Following still the line of questioning reported in the news, if freedom as the unshackled right to ignore the world we inhabit prevails, we will have, or perhaps own is a better word, some **thing** called freedom. Erich Fromm claimed we have moved from “being,” the basic human mode of living to a “having” mode.“ He expanded on this saying, “having and being are two fundamental modes of experience, the respective strengths of which determine the differences between the characters of individuals and various types of social character.” Having creates human beings that bring both an existential and real sickness to the world.
By taking a stand that health care is nothing but an economic commodity and should be delivered entirely by the “free market,” the Justices who argue this way are expressing a cold-hearted and cynical view of this necessity. We provide food stamps to those that cannot afford to purchase what they need to survive in the not-so-free market. It could be (would be) argued by this side that people are free not to use food stamps. That’s true enough, but we also have a strong moral abhorrence of suicide which is exactly what a prolonged period of being “free” from sustenance would produce. We do not allow the needy in this matter to rely only on the charity of others, as experience shows that food banks and community kitchens are woefully inadequate to the task.
But with health care, the arguments twist and turn. The only essential difference I see here is that we need to eat everyday, but our need for health care often comes at unexpected times. With no “health care stamps” at hand, we force the needy to rely, like Blanche DuBois, on the “kindness of strangers.” You and I are those strangers because eventually we pay for the care of those who cannot. We justify this by passing the moral buck to the health care professions for whom refraining from caring for those in need is repugnant and not acceptable. The costs, and there always are costs involved, are paid by all those who are paying for their health care whether directly or through insurance. There has never been much of an outcry against this practice because the idea of caring for the sick has been part of the moral center of our and other cultural traditions for a very long time.

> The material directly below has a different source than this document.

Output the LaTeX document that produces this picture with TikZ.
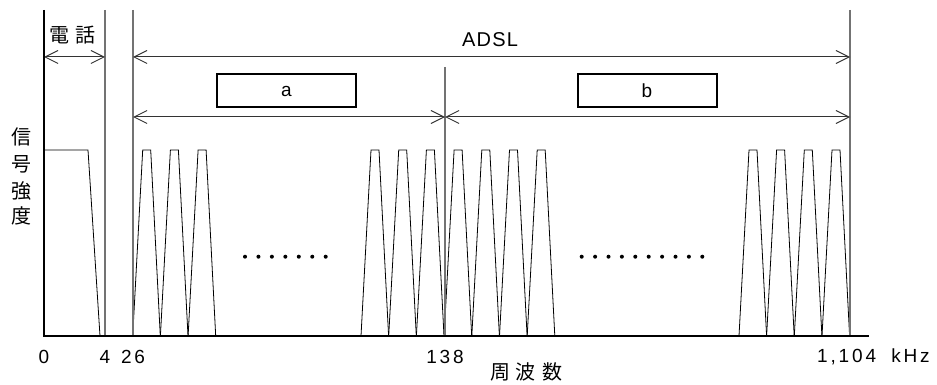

The centrality, but mistaken importance, of freedom in this case can be traced through the Constitution to the Declaration of Independence’s ringing words: inalienable rights to life, liberty, and the pursuit of happiness. These are not equal; without life, presumably a healthy one, there cannot be liberty or happiness. Several of the Justices claim to be originalists looking for the intent of the framers of these documents as a guide to decisions being made some 300 years later. The moral core of those earlier men is clearly evident in the words that guide our Nation. The Court’s substitution of the market for the moral community may be legitimated by the Justice’s reference to some abstruse legal doctrine, but it completely lacks the more fundamental moral core that holds the nation together. I have often quoted Robert Heilbroner, a respected economic historian, who noted the basic failure of free markets to deliver moral goods. His quote I find most graphic is, “a general subordination of action to market forces demotes progress itself from a consciously intended social aim to an unintended consequence of action, thereby robbing it of moral content.” Enough said.